Everybody has a set of nipples. Women, men, cows, cats... they're one of the defining physical aspects of being a mammal.

Men don't think much about their nipples. Societally it's acceptable to show them at the beach or the pool, Instagram and Facebook won't take your photos down if the humble nipple shows up there, and a nip slip isn't something that will cause outrage at the Superbowl (Janet Jackson, we all remember what Justin did to you).

Women, on the other hand, have their nipples sexualised, judged, politicised, and censored. Many experience embarrassment when they show through a shirt, they may feel uncomfortable breastfeeding in public for fear that someone could see a nipple, or maybe men make them feel like their nipples are purely objects for aesthetic male pleasure.

That's what we do all know about nipples. What are some of the things we don't?


We all develop nipples at the same time

When in utero, the nipples are developed before all sex organs. Human embryos fundamentally start out with the same XY chromosomes. In biological males the SRY gene will activate on the Y chromosome some weeks after conception. However, before that happens, breast tissue begins to develop and that comes with nipple tissue, too. So, before you have a vagina or a penis, you have what will grow into nipples. That's why men have them too.

Nipples are unique, like fingerprints

No two nipples look the same. Like your fingerprints, they have their own tiny indentations, raised bumps, colours, and other physical traits. A person can even have two nipples that don't look the same as each other. They can have asymmetrical nipples and they can have more than two of them (hello Chandler Bing!). In fact, in 2012 a man was discovered with seven.

You can have a nipple-gasm

Both women and men have nipples that are sensitive to touch and are erogenous (which means they can derive sexual pleasure). The extent of sensitivity is dependent person-to-person: some people (of both sexes) can experience orgasm strictly through nipple stimulation and no other touching, while touching the nipple does little (or seemingly nothing) for others.

They're hairy

Almost every mammal grows some sort of hair around the nipple. Even if it's just a couple of little hairs. This is completely normal, even for women. Lots of men will let the hair around their nipples grow naturally, but equally, many like to groom them too. Whatever your gender, nipple hair is natural and you're free to remove, or keep it, as you wish.

Nipples can bleed

When you watch people running marathons, you'll sometimes see them with tape on their nipples. The combination of repetitive friction and sweat will chafe the nipples so much the skin might actually break. This will cause bleeding, but isn't exclusive to long-distance runners – you might experience chafing/bleeding in many daily situations where you're sweating and your nipples are rubbing against fabric, especially inorganic material.

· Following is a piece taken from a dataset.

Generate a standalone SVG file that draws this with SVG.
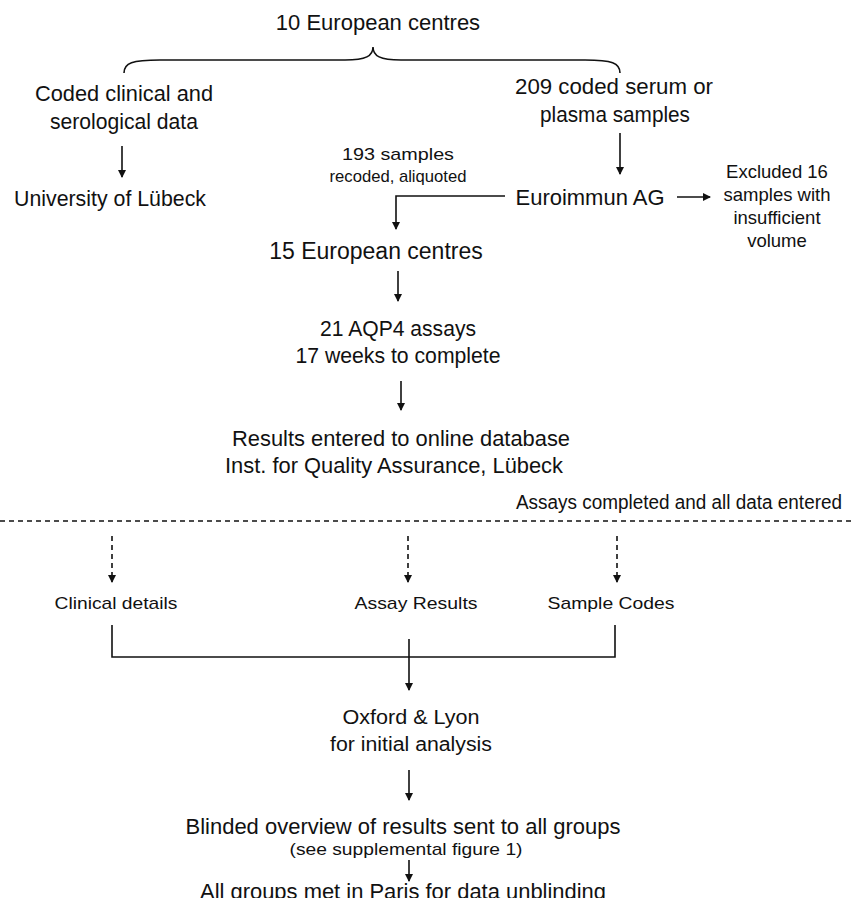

Changes to your nipples can be signs of breast cancer

Nipples come in all shapes, tones, colours, and sizes. We are told to associate lumps in the actual breast with cancer, but changes to a nipple itself (e.g. hardening, scabbing, inversion) signals it's time to get a mammogram. This includes men if they see nipple changes – men get breast cancer too and about one per cent of cases are in males.

They have sweat glands

Not the nipple itself, but rather the areola around it, has sweat glands. That's right, sweaty nipples are a thing. The biological purpose for this is to secrete fluid for lubrication during breastfeeding, and this sweat actually produces a scent that attracts a baby to it's mother's nipple.

Breast implants can change nipple sensitivity

After any kind of breast augmentation, be it an enlargement, lift, or reduction, you run the risk of losing some or all nipple sensitivity. Conversely, there's also a chance the nipples will become more sensitive – to the point of pain. Both can be temporary or permanent, and complete nipple desensitisation is most common in large implants where the skin that runs over the nerves has been overstretched.


If you want to pierce a nipple, be sure

Nipple piercings take six months or longer to heal – it's not the same as the skin in your earlobe. Nipple piercings will close up extremely fast if the piercing comes out. Your nipples can be made permanently larger with piercings, and they will often deform in shape when you take the piercing out – they'll never look natural again, so before piercing a nipple or two, make sure you're prepared for all of this.